I learned he was at his desk. It probably was a heart attack. He was 77. The pictures of him on the book jackets show that he's overweight, so "heart attack" makes sense.

Parker's most famous detective-self is a guy named Spenser. There are two other Parker detective-selves that I know well, and enjoy -- police chief Jessie Stone and girl/woman Sunny Randall. There are also, on my shelf, nine other Parker books that are novels, not mysteries.

I have re-read all the Parkers. When I re-read, for me it's as if I'm reading a new book. I vaguely remember where the plot is heading, but the unfolding of the plot, the growth of the characters is amazingly interesting -- I feel as if Parker is letting me into himself -- HE is inside the men and the women who are central to his stories.

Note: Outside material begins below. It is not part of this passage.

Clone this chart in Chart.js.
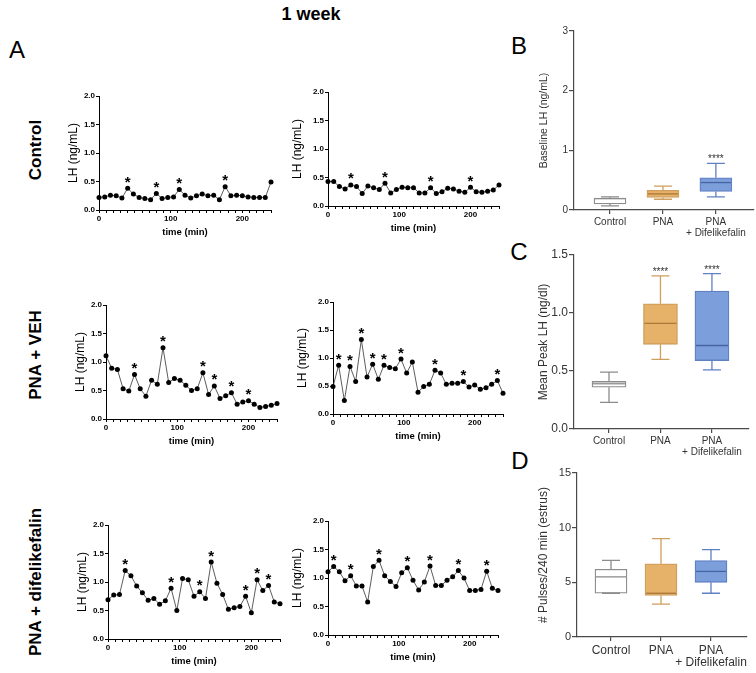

The dog lover is there, no matter what role the author was playing as he wrote the book. The woman detective Sunny Randall IS Parker. Parker is definitely Spenser the detective, earthy, athletic guy, who drinks a lot, cooks superbly, loves women, is deeply in love with the woman with whom he's more or less living. Spenser knows a lot about psychotherapy, modern dance, ballet, literature, poetry, working out, boxing, hiking, guns, injuries, and survival.

I'm very sorry Robert B. Parker is gone. His footprints are in my mind.